Pois desde o ano passado o Grêmio vem sofrendo de um mal semelhante ao do reino português que via os exércitos napoleônicos chegando. Todos falavam que o clube estava quebrado. O então presidente eleito havia decretado um plano contingencial para sanar o clube, já prevendo a mudança de cenário que ocorreria no futebol brasileiro nos anos seguintes. Jogadores com contratos caros foram dispensados e o perfil da equipe foi redefinido. Parte da torcida torceu o nariz. “O Grêmio está apequenando-se!”, bradavam uns. “Somos candidatos ao rebaixamento!”, vociferavam outros. A ivi, então, não deu trégua. Para eles, a derrocada gremista era questão de tempo. A apresentação de alguns resultados ruins em campo, muito por conta da necessária experimentação do elenco remanescente, foi a gota d’água para os profetas do apocalipse montarem em seus cavalos e gritarem a plenos pulmões que tudo estava perdido. Sobrou até mesmo para o multicampeão Luis Felipe Scolari, acusado de ser antiquado. Mesmo assim, a direção manteve-se firme no propósito traçado e friamente calculado.

Mas sabiam os detratores que havia muito mais nesse plano do que apenas a dispensa de jogadores dispendiosos. Toda uma reformulação do clube enquanto instituição estava sendo gestada. Dívidas começaram a ser pagas. Despesas começaram a ser gerenciadas. Processos começaram a ser redefinidos. E a figura do técnico Felipão foi um dos alicerces desta mudança. E o Grêmio começou a mudar. A postura no Gre-nal, quando os fatalistas diziam que seríamos goleados na beira da sanga, já mostrou uma outra cara na equipe. A vitória sobre o Caxias na Arena trouxe um novo ânimo para a torcida. E os reforços começaram a chegar. Veio Braian Rodríguez, um 9 de ofício. Veio Maicon, meio-campista tarimbado. E veio Cristian “Cebolla” Rodríguez para coroar o primeiro rol de reforços desta nova era tricolor, um meia da seleção uruguaia cuja capacidade e títulos o precedem. E aí, assim como Napoleão ficou com a boca aberta após ser enganado por Dom João VI, a torcida adversária e os outros times ficaram estupefatos com o fato de um clube “quebrado” ter conseguido aliviar sua folha de pagamento e ainda assim ter reforçado-se com jogadores de renome.

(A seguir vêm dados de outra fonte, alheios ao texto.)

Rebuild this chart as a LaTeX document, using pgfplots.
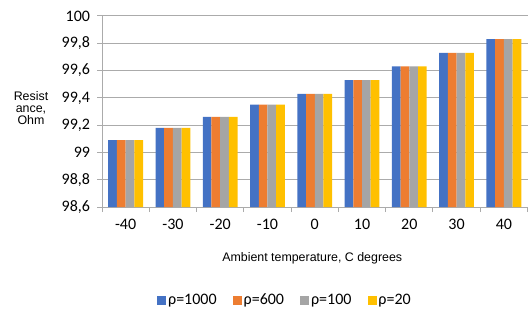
\documentclass[border=0pt]{standalone}
\usepackage{fontspec}
\setmainfont{Liberation Sans}
\newfontfamily\calfont{Carlito}
\usepackage{pgfplots}
\pgfplotsset{compat=1.18}
\definecolor{cblue}{HTML}{4472C4}
\definecolor{corange}{HTML}{ED7D31}
\definecolor{cgray}{HTML}{A5A5A5}
\definecolor{cyellow}{HTML}{FFC000}
\definecolor{gridc}{HTML}{ABABAB}
\pgfplotsset{sq legend/.style={legend image code/.code={\fill[##1] (0bp,-4.5bp) rectangle (9bp,4.5bp);}}}
\begin{document}
\begin{tikzpicture}[x=1bp,y=1bp]
\begin{axis}[
  at={(102bp,104bp)}, anchor=south west,
  scale only axis, width=425.5bp, height=191bp,
  ybar=0pt, bar width=8.7bp,
  xmin=-0.5, xmax=8.5, ymin=98.6, ymax=100,
  xtick={0,...,8},
  xticklabels={-40,-30,-20,-10,0,10,20,30,40},
  minor xtick={-0.5,0.5,...,8.5},
  ytick={98.6,98.8,99,99.2,99.4,99.6,99.8,100},
  yticklabels={{98,6},{98,8},99,{99,2},{99,4},{99,6},{99,8},100},
  ymajorgrids, grid style={gridc, line width=1bp},
  axis x line*=bottom, axis y line*=left,
  axis line style={gridc, line width=1bp, -},
  tick align=outside, major tick length=5bp, minor tick length=5bp,
  major x tick style={draw=none},
  minor x tick style={gridc, line width=1bp},
  ytick style={gridc, line width=1bp},
  tick label style={font=\calfont\fontsize{16bp}{19bp}\selectfont, text=black},
  xticklabel style={yshift=-4bp},
  yticklabel style={xshift=-3.5bp},
  xlabel={Ambient temperature, C degrees},
  xlabel style={font=\fontsize{12.4bp}{14bp}\selectfont, at={(rel axis cs:0.494,-0.267)}, anchor=center},
  ylabel={Resist\\ance,\\Ohm},
  ylabel style={font=\fontsize{12.4bp}{12.4bp}\selectfont, align=center, rotate=-90, at={(rel axis cs:-0.1669,0.518)}, anchor=center},
  legend style={at={(rel axis cs:0.430,-0.487)}, anchor=center, draw=none, fill=none, legend columns=4,
    font=\calfont\fontsize{16bp}{19bp}\selectfont,
    /tikz/every even column/.append style={column sep=14bp}},
]
\addplot[fill=cblue, draw=none, sq legend] coordinates {(0,99.09) (1,99.18) (2,99.26) (3,99.35) (4,99.43) (5,99.53) (6,99.63) (7,99.73) (8,99.83)};
\addplot[fill=corange, draw=none, sq legend] coordinates {(0,99.09) (1,99.18) (2,99.26) (3,99.35) (4,99.43) (5,99.53) (6,99.63) (7,99.73) (8,99.83)};
\addplot[fill=cgray, draw=none, sq legend] coordinates {(0,99.09) (1,99.18) (2,99.26) (3,99.35) (4,99.43) (5,99.53) (6,99.63) (7,99.73) (8,99.83)};
\addplot[fill=cyellow, draw=none, sq legend] coordinates {(0,99.09) (1,99.18) (2,99.26) (3,99.35) (4,99.43) (5,99.53) (6,99.63) (7,99.73) (8,99.83)};
\legend{ρ=1000,ρ=600,ρ=100,ρ=20}
\end{axis}
\pgfresetboundingbox
\useasboundingbox (0,0) rectangle (530,311);
\end{tikzpicture}
\end{document}
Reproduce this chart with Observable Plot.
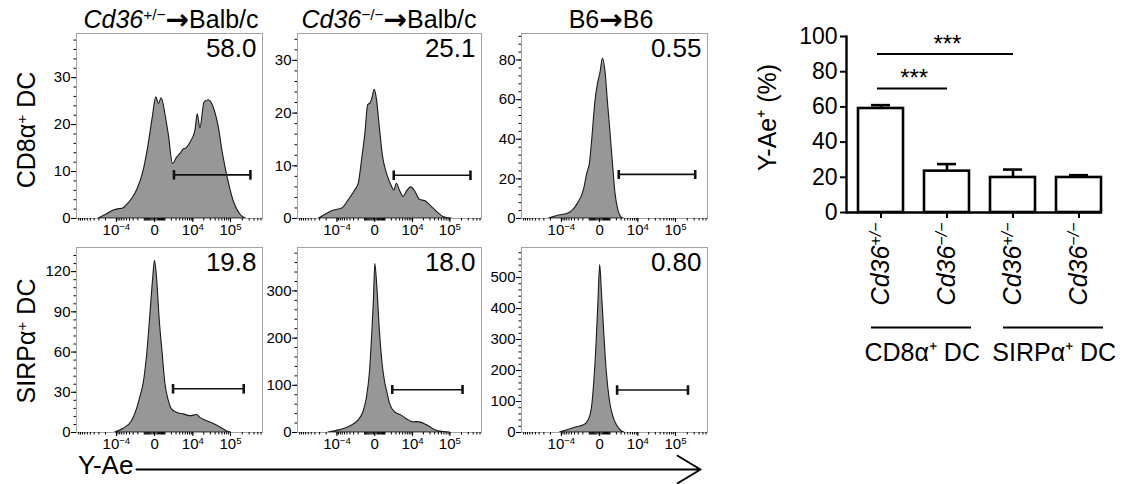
<!DOCTYPE html>
<html>
<head>
<meta charset="utf-8">
<script src="https://cdn.jsdelivr.net/npm/d3@7"></script>
<script src="https://cdn.jsdelivr.net/npm/@observablehq/plot@0.6"></script>
<style>
  html, body { margin: 0; padding: 0; background: #fff; }
  #fig { position: relative; width: 1136px; height: 484px; overflow: hidden;
         font-family: "Liberation Sans", Arial, Helvetica, sans-serif; color: #000; background: #fff; }
  #fig svg { position: absolute; }
</style>
</head>
<body>
<div id="fig"></div>
<script>
// ---------------- data ----------------
// column titles (donor -> recipient) and row labels (DC subset)
const colTitleItalic = ["Cd36", "Cd36", ""];
const colTitleSup = ["+/−", "−/−", ""];
const colTitleDonor = ["", "", "B6"];
const colTitleRecipient = ["Balb/c", "Balb/c", "B6"];
const rowLabelMain = ["CD8α", "SIRPα"];
const rowLabelSup = ["+", "+"];
const rowLabelEnd = [" DC", " DC"];
const axisTitle = "Y-Ae";

// histogram curves: [channel (0-100 display channel), count]
const histCd36HetCD8 = [[12,0],[16,0.8],[20,1.7],[23,2.0],[25,2.1],[27,2.8],[30,4.2],[33,6.4],[36,10],[38.8,15.8],[41,21.5],[42.9,25.8],[44.3,24.4],[45.8,25.6],[47.8,22.2],[49.6,17.9],[51.9,11.6],[54,12.9],[56,13.8],[57.6,14.7],[59,14.9],[61.2,16.1],[63.9,18.6],[65.2,22.2],[66.6,19.2],[68.8,24.7],[71.1,25.2],[72.2,24.9],[73.8,23.6],[76.5,19.4],[78.8,13.6],[81.9,7.6],[84.6,3.6],[88.2,0.8],[91,0]];
const histCd36KoCD8 = [[11.7,0],[16.2,0.9],[19.8,1.5],[24.3,1.9],[27.9,3.5],[31.5,5.4],[33.3,6.6],[35.1,11.1],[36.9,16.1],[38.4,21.5],[39.6,21.8],[40.5,22.5],[42,24.4],[43.2,22.5],[44.7,17.4],[46.5,11.7],[48.6,8.5],[51.4,6.0],[52.6,5.3],[54,6.6],[55.9,5.1],[57.7,4.1],[59.5,5.1],[61.8,5.9],[64,5.1],[66.7,3.5],[69.4,3.3],[72.1,2.5],[75.7,1.3],[79.3,0.3],[83.8,0]];
const histB6CD8 = [[14.8,0],[20.2,1.5],[24.6,2.3],[27.3,3.7],[30,7],[33.6,14.5],[35.4,22.8],[36.8,27.8],[38,39.5],[39.8,59.5],[41.1,67.8],[42.5,73.7],[43.8,80.8],[45.2,73.7],[46.4,59.5],[47.9,42.8],[49.3,26.2],[50.5,12.8],[52,4.5],[54.1,0.3],[55,0]];
const histCd36HetSIRP = [[20.8,0],[25.3,2.8],[29.8,8.4],[32.5,17.3],[34.3,26.2],[36.1,36.4],[37.9,56.7],[39.7,87.3],[41.1,112.7],[42.2,128],[43.3,115.3],[44.7,84.7],[46.3,59.3],[47.8,36.4],[49.6,23.7],[51.3,17.3],[54,14.8],[57.6,13.5],[61.2,12.2],[64.8,13],[66.6,10.9],[69.3,8.9],[73.8,6.4],[77.4,3.8],[81,0.8],[83.1,0]];
const histCd36KoSIRP = [[16.8,0],[23.1,5],[28.6,12.9],[33.1,25],[35.8,42.9],[37.6,71],[39.4,128.6],[40.7,214],[41.6,286],[42.3,357],[43.4,307],[44.8,214],[46.3,143],[47.6,107],[48.8,85.7],[50.3,60.7],[53,42.9],[56.6,35.7],[59.3,28.6],[62.9,21.4],[64.5,22],[66.5,21.4],[70.2,15.7],[73.8,7.1],[77.4,2.1],[82.8,0]];
const histB6SIRP = [[20.7,0],[26.1,9.6],[29.7,17],[33.3,22.3],[36,38.3],[37.8,75.5],[39.1,160.6],[40.2,267],[41.4,426.6],[42.3,540],[43.2,458.5],[44.5,320],[45.9,192.6],[47.4,107.4],[49.2,54.3],[51.4,22.3],[54.1,3.2],[55.3,0]];

const histCurves = [histCd36HetCD8, histCd36KoCD8, histB6CD8, histCd36HetSIRP, histCd36KoSIRP, histB6SIRP];
const histYMax = [39.4, 35.1, 93.4, 138, 392, 597];
const histYTicks = [[0,10,20,30],[0,10,20,30],[0,20,40,60,80],[0,30,60,90,120],[0,100,200,300],[0,100,200,300,400,500]];
const histYMinorStep = [2, 2, 4, 6, 20, 20];
const gatePercent = ["58.0", "25.1", "0.55", "19.8", "18.0", "0.80"];
const gateLow = [52.4, 52.3, 52.3, 51.9, 51.5, 51.4];
const gateHigh = [93.5, 94, 93.4, 89.9, 89.7, 89.5];
const gateLevel = [9.3, 8.2, 22.3, 32.6, 90.7, 137];

// Y-Ae axis (biexponential display)
const xMajorValues = [-1e4, 0, 1e4, 1e5];
const xMajorBase = ["10", "0", "10", "10"];
const xMajorExp = ["−4", "", "4", "5"];

// bar chart
const barGroup = ["CD8α⁺ DC", "CD8α⁺ DC", "SIRPα⁺ DC", "SIRPα⁺ DC"];
const barGenotype = ["+/−", "−/−", "+/−", "−/−"];
const barMean = [59.1, 23.5, 19.9, 19.9];
const barSem = [1.9, 4.0, 4.5, 1.3];
const barYTicks = [0, 20, 40, 60, 80, 100];
const barYLabel = "Y-Ae⁺ (%)";
const sigFrom = [0, 0];
const sigTo = [1, 2];
const sigLevel = [70.5, 90];
const sigText = ["***", "***"];

// ---------------- helpers ----------------
const FONT = "Liberation Sans, Arial, Helvetica, sans-serif";
const fig = document.getElementById("fig");
function place(el, left, top) {
  el.style.left = left + "px";
  el.style.top = top + "px";
  fig.appendChild(el);
}
function superscriptLabels(svg, selector, splitAt) {
  d3.select(svg).selectAll(selector).each(function () {
    const t = d3.select(this);
    const full = t.text();
    const k = splitAt(full);
    if (k <= 0 || k >= full.length) return;
    t.text(null);
    t.append("tspan").text(full.slice(0, k));
    t.append("tspan").attr("baseline-shift", "super").attr("font-size", "64%").text(full.slice(k));
  });
}

// biexponential-like display transform: fluorescence value -> display channel
const toChannel = v => 42 + 9.2 * Math.sign(v) * Math.log1p(Math.abs(v) / 1200);
const xMajorCh = xMajorValues.map(toChannel);
const xLabelByCh = new Map(xMajorCh.map((c, i) => [c, xMajorBase[i] + xMajorExp[i]]));
const xMinorCh = [];
for (const dec of [1e2, 1e3, 1e4, 1e5]) {
  for (let k = 1; k < 10; k++) {
    const p = toChannel(k * dec), n = toChannel(-k * dec);
    if (p <= 100) xMinorCh.push(p);
    if (n >= 0) xMinorCh.push(n);
  }
}
xMinorCh.push(42);

// ---------------- histograms ----------------
const colLeft = [76, 297, 521];
const colWidth = [186, 184, 186];
const rowTop = [33, 247];
const frameH = 185;
const ML = 46, MR = 4, MT = 4, MB = 34;

histCurves.forEach((curve, i) => {
  const col = i % 3, row = Math.floor(i / 3);
  const W = colWidth[col];
  const yMinor = d3.range(0, histYMax[i], histYMinorStep[i]);
  const gate = [{lo: gateLow[i], hi: gateHigh[i], y: gateLevel[i]}];
  const svg = Plot.plot({
    width: W + ML + MR, height: frameH + MT + MB,
    marginLeft: ML, marginRight: MR, marginTop: MT, marginBottom: MB,
    style: {fontFamily: FONT, background: "none", overflow: "visible", color: "#000"},
    x: {domain: [0, 100], label: null},
    y: {domain: [0, histYMax[i]], label: null},
    marks: [
      Plot.areaY(curve, {x: d => d[0], y: d => d[1], fill: "#979797", stroke: "#1a1a1a", strokeWidth: 1.1, curve: "monotone-x"}),
      Plot.frame({stroke: "#a3a3a3", strokeWidth: 1}),
      Plot.axisY({ticks: histYTicks[i], tickSize: 5, tickPadding: 1, fontSize: 15, label: null}),
      Plot.axisY({ticks: yMinor, tickSize: 2.5, tickFormat: () => "", label: null}),
      Plot.axisX({ticks: xMajorCh, tickSize: 4, tickPadding: 2, fontSize: 15, tickFormat: d => xLabelByCh.get(d), label: null}),
      Plot.axisX({ticks: xMinorCh, tickSize: 2.5, tickFormat: () => "", label: null}),
      Plot.link(gate, {x1: "lo", x2: "hi", y1: "y", y2: "y", stroke: "#111", strokeWidth: 1.6, marker: "tick"}),
      Plot.text([gatePercent[i]], {text: d => d, frameAnchor: "top-right", lineAnchor: "top", dx: -6, dy: 5, fontSize: 26})
    ]
  });
  superscriptLabels(svg, '[aria-label="x-axis tick label"] text', s => (s.startsWith("10") ? 2 : 0));
  place(svg, colLeft[col] - ML, rowTop[row] - MT);
});

// ---------------- Y-Ae arrow ----------------
const arrowSvg = Plot.plot({
  width: 568, height: 30, margin: 2,
  style: {background: "none", overflow: "visible"},
  x: {domain: [0, 1], axis: null},
  y: {domain: [0, 1], axis: null},
  marks: [
    Plot.arrow([axisTitle], {x1: 0, x2: 1, y1: 0.5, y2: 0.5, stroke: "#000", strokeWidth: 2, headLength: 20, headAngle: 62})
  ]
});
place(arrowSvg, 134, 454);

// ---------------- bar chart ----------------
const bars = barMean.map((m, i) => ({key: i + "|" + barGroup[i] + "|" + barGenotype[i], group: barGroup[i], geno: barGenotype[i], mean: m, sem: barSem[i]}));
const keys = bars.map(d => d.key);
const pI = 0.313, pO = 0.084, bandW = 256;
const step = bandW / (keys.length - pI + 2 * pO);
const groups = [
  {label: barGroup[0], from: keys[0], to: keys[1]},
  {label: barGroup[2], from: keys[2], to: keys[3]}
];
const sig = sigFrom.map((f, i) => ({from: keys[f], to: keys[sigTo[i]], y: sigLevel[i], text: sigText[i], span: sigTo[i] - f}));

const BML = 110, BMT = 36, BMR = 34, BH = 176, BMB = 160;
const barSvg = Plot.plot({
  width: BML + bandW + BMR, height: BMT + BH + BMB,
  marginLeft: BML, marginRight: BMR, marginTop: BMT, marginBottom: BMB,
  style: {fontFamily: FONT, background: "none", overflow: "visible", color: "#000"},
  x: {type: "band", domain: keys, paddingInner: pI, paddingOuter: pO, align: 0.955, label: null},
  y: {domain: [0, 100], label: null},
  marks: [
    Plot.barY(bars, {x: "key", y: "mean", fill: "#fff", stroke: "#000", strokeWidth: 2.6}),
    Plot.ruleX(bars, {x: "key", y1: "mean", y2: d => d.mean + d.sem, stroke: "#000", strokeWidth: 2.6}),
    Plot.tickY(bars, {x: "key", y: d => d.mean + d.sem, stroke: "#000", strokeWidth: 2.6, insetLeft: 13, insetRight: 13}),
    Plot.ruleY([0], {stroke: "#000", strokeWidth: 2.4}),
    Plot.frame({anchor: "left", stroke: "#000", strokeWidth: 2.4}),
    Plot.axisY({ticks: barYTicks, tickSize: 6, tickPadding: 3, fontSize: 23, strokeWidth: 2, label: null}),
    Plot.axisX({tickSize: 6, tickPadding: 4, tickRotate: -90, fontSize: 25, fontStyle: "italic", strokeWidth: 2,
                tickFormat: k => "Cd36" + k.split("|")[2], label: null}),
    Plot.text([barYLabel], {text: d => d, frameAnchor: "left", textAnchor: "middle", rotate: -90, dx: -79, dy: -7, fontSize: 25}),
    Plot.ruleY(groups, {x1: "from", x2: "to", y: 0, dy: 115, insetLeft: 13, insetRight: -2, stroke: "#000", strokeWidth: 2}),
    Plot.text(groups, {x: "from", y: 0, text: "label", dx: step / 2 + 8, dy: 140, fontSize: 25}),
    Plot.ruleY(sig, {x1: "from", x2: "to", y: "y", insetLeft: 19, insetRight: 22, stroke: "#000", strokeWidth: 2}),
    ...sig.map(s => Plot.text([s], {x: "from", y: "y", text: "text", dx: s.span * step / 2, lineAnchor: "bottom", dy: -2, fontSize: 24}))
  ]
});
superscriptLabels(barSvg, '[aria-label="x-axis tick label"] text', () => 4);
place(barSvg, 846 - BML, 0);

// ---------------- text overlay (titles, row labels, axis title) ----------------
const ov = d3.create("svg").attr("width", 1136).attr("height", 484)
  .style("font-family", FONT).style("pointer-events", "none");
const titleX = [171, 389, 611];
titleX.forEach((x, i) => {
  const t = ov.append("text").attr("x", x).attr("y", 27.5).attr("text-anchor", "middle").attr("font-size", 25);
  if (colTitleItalic[i]) t.append("tspan").attr("font-style", "italic").text(colTitleItalic[i]);
  if (colTitleSup[i]) t.append("tspan").attr("baseline-shift", "super").attr("font-size", "62%").text(colTitleSup[i]);
  if (colTitleDonor[i]) t.append("tspan").text(colTitleDonor[i]);
  t.append("tspan").attr("font-family", "DejaVu Sans").attr("font-weight", "bold").attr("font-size", 28).attr("dy", 1).text("→");
  t.append("tspan").attr("dy", -1).text(colTitleRecipient[i]);
});
const rowCY = [130, 341];
rowCY.forEach((y, i) => {
  const t = ov.append("text").attr("transform", `translate(35,${y}) rotate(-90)`).attr("text-anchor", "middle").attr("font-size", 25);
  t.append("tspan").text(rowLabelMain[i]);
  t.append("tspan").attr("baseline-shift", "super").attr("font-size", "62%").text(rowLabelSup[i]);
  t.append("tspan").text(rowLabelEnd[i]);
});
ov.append("text").attr("x", 78).attr("y", 474).attr("font-size", 26).text(axisTitle);
place(ov.node(), 0, 0);
</script>
</body>
</html>
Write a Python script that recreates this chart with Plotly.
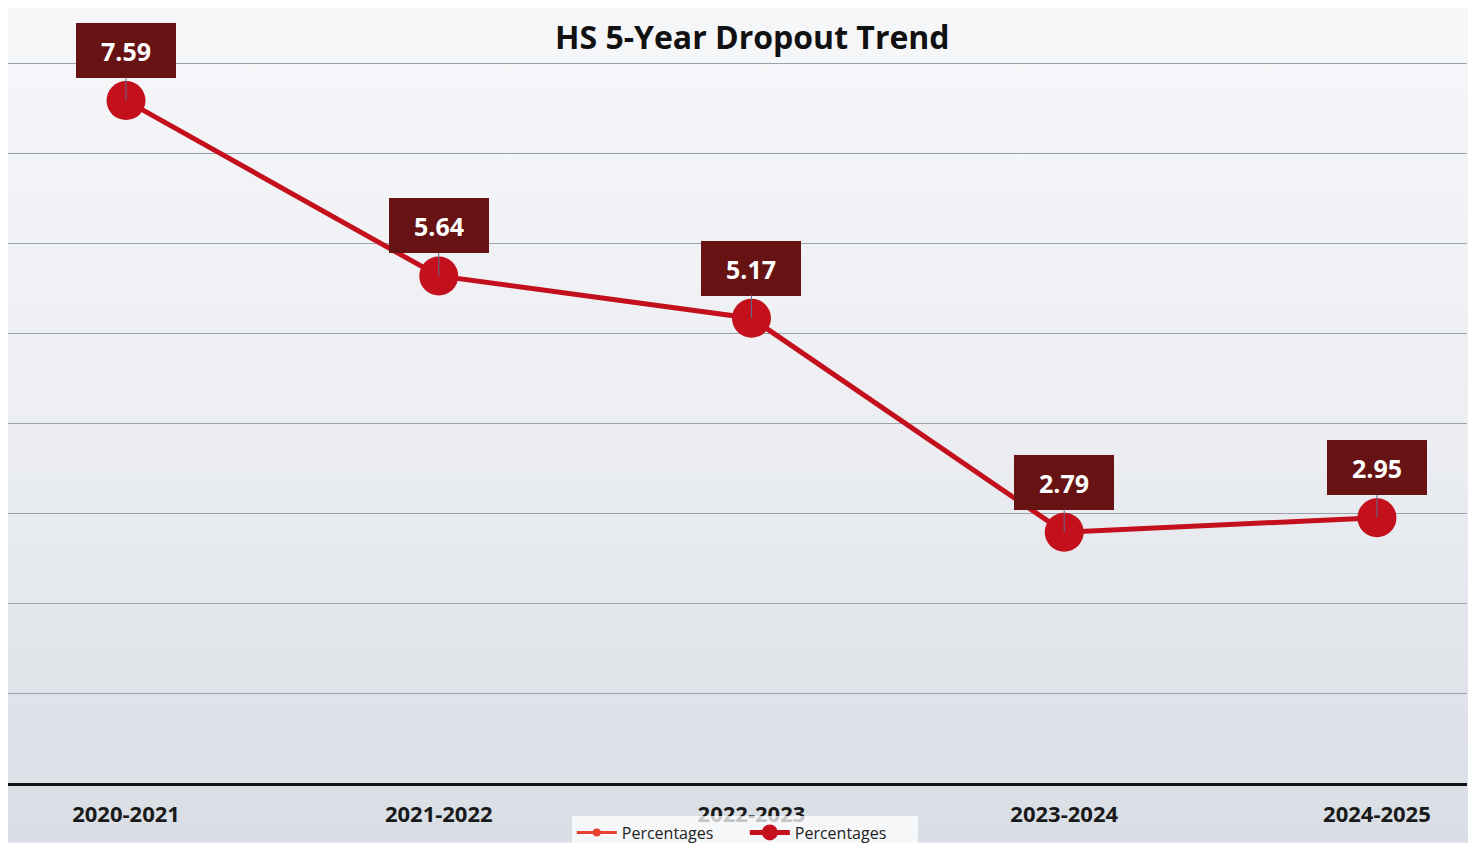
import plotly.graph_objects as go
import urllib.parse

categories = ["2020-2021", "2021-2022", "2022-2023", "2023-2024", "2024-2025"]
percentages = [7.59, 5.64, 5.17, 2.79, 2.95]
title_text = "HS 5-Year Dropout Trend"
series_name = "Percentages"

W, H = 1468, 842

svg = (
    "<svg xmlns='http://www.w3.org/2000/svg' width='1468' height='842'>"
    "<defs><linearGradient id='g' x1='0' y1='0' x2='0' y2='1'>"
    "<stop offset='0' stop-color='#f6f7f9'/>"
    "<stop offset='0.5' stop-color='#eceef2'/>"
    "<stop offset='1' stop-color='#d9dee5'/>"
    "</linearGradient></defs>"
    "<rect width='1468' height='842' fill='url(#g)'/></svg>"
)
bg_uri = "data:image/svg+xml;charset=utf-8," + urllib.parse.quote(svg)

FONT = "Open Sans, Noto Sans, sans-serif"

fig = go.Figure()
fig.add_trace(go.Scatter(
    x=categories, y=percentages, name=series_name, mode="lines+markers",
    line=dict(color="#e8402f", width=3), marker=dict(size=8, color="#e8402f"),
))
fig.add_trace(go.Scatter(
    x=categories, y=percentages, name=series_name, mode="lines+markers",
    line=dict(color="#c3101c", width=5), marker=dict(size=39, color="#c3101c"),
))

for c, v in zip(categories, percentages):
    fig.add_annotation(
        x=c, y=v, text=f"<b>{v:.2f}</b>", showarrow=True, arrowhead=0,
        arrowwidth=1, arrowcolor="#5b6b8c", ax=0, ay=-50, standoff=0,
        font=dict(family=FONT, size=25, color="white"),
        bgcolor="#681313", bordercolor="#681313", width=96, height=51,
        align="center", valign="middle",
    )

fig.update_layout(
    width=W, height=H,
    margin=dict(l=0, r=9, t=0, b=60),
    paper_bgcolor="#e9ecf0", plot_bgcolor="rgba(0,0,0,0)",
    images=[dict(source=bg_uri, xref="paper", yref="paper", x=0, y=1.0,
                 sizex=W / (W - 9), sizey=H / (H - 60), xanchor="left", yanchor="top",
                 sizing="stretch", layer="below")],
    title=dict(text=f"<b>{title_text}</b>", x=0.507, xanchor="center",
               y=1 - 30 / H, yanchor="middle",
               font=dict(family=FONT, size=32, color="#111111")),
    showlegend=True,
    legend=dict(orientation="h", x=0.505, xanchor="center", y=-(832 - 782) / 782, yanchor="middle",
                bgcolor="rgba(255,255,255,0.75)", borderwidth=0,
                font=dict(family=FONT, size=16, color="#222222"),
                itemwidth=40, entrywidth=118, tracegroupgap=0),
    xaxis=dict(range=[-0.3774, 4.288], showgrid=False, showline=True, linecolor="#111111",
               linewidth=3, ticks="outside", ticklen=10, tickcolor="rgba(0,0,0,0)",
               tickfont=dict(family=FONT, size=22, color="#1a1a1a"),
               tickprefix="<b>", ticksuffix="</b>"),
    yaxis=dict(range=[0, 8.62], dtick=1, showgrid=True, gridcolor="#9aa2ae", gridwidth=1,
               zeroline=False, showticklabels=False, showline=False),
)

fig.write_html("out.html")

Nesta quarta-feira o Grêmio jogará em Erechim contra o Ypiranga, um dos mais tradicionais clubes gaúchos. Dono do maior estádio do interior, o Colosso da Lagoa. E é muito provável que Braian Rodríguez já faça sua estréia neste jogo. Maicon e Cebolla estão sendo preparados para que possam estrear na Arena no próximo sábado, contra o Cruzeiro. Em Erechim o time deve contar com Marcelo Grohe no gol, Matías Rodríguez e Marcelo Hermes nas laterais e Rhodolfo e Erazo na zaga. Marcelo Oliveira, Fellipe Bastos, Giuliano e Douglas formam o meio de campo. No ataque, Yuri Mamute junta-se a Braian Rodríguez. Para atrapalhar, o juiz é o conhecido Chico Colorado.

Em tudo correndo como o planejado, as coisas tendem a andar de forma mais harmônica para o clube e para o time. Os profetas do apocalipse sumiram nos últimos dias. Eles não fazem falta nenhuma. O verdadeiro torcedor, este sim é primordial para que o plano de ascensão do Grêmio dê frutos. E aí, nada mais nos segura. E poderemos voltar a reinar.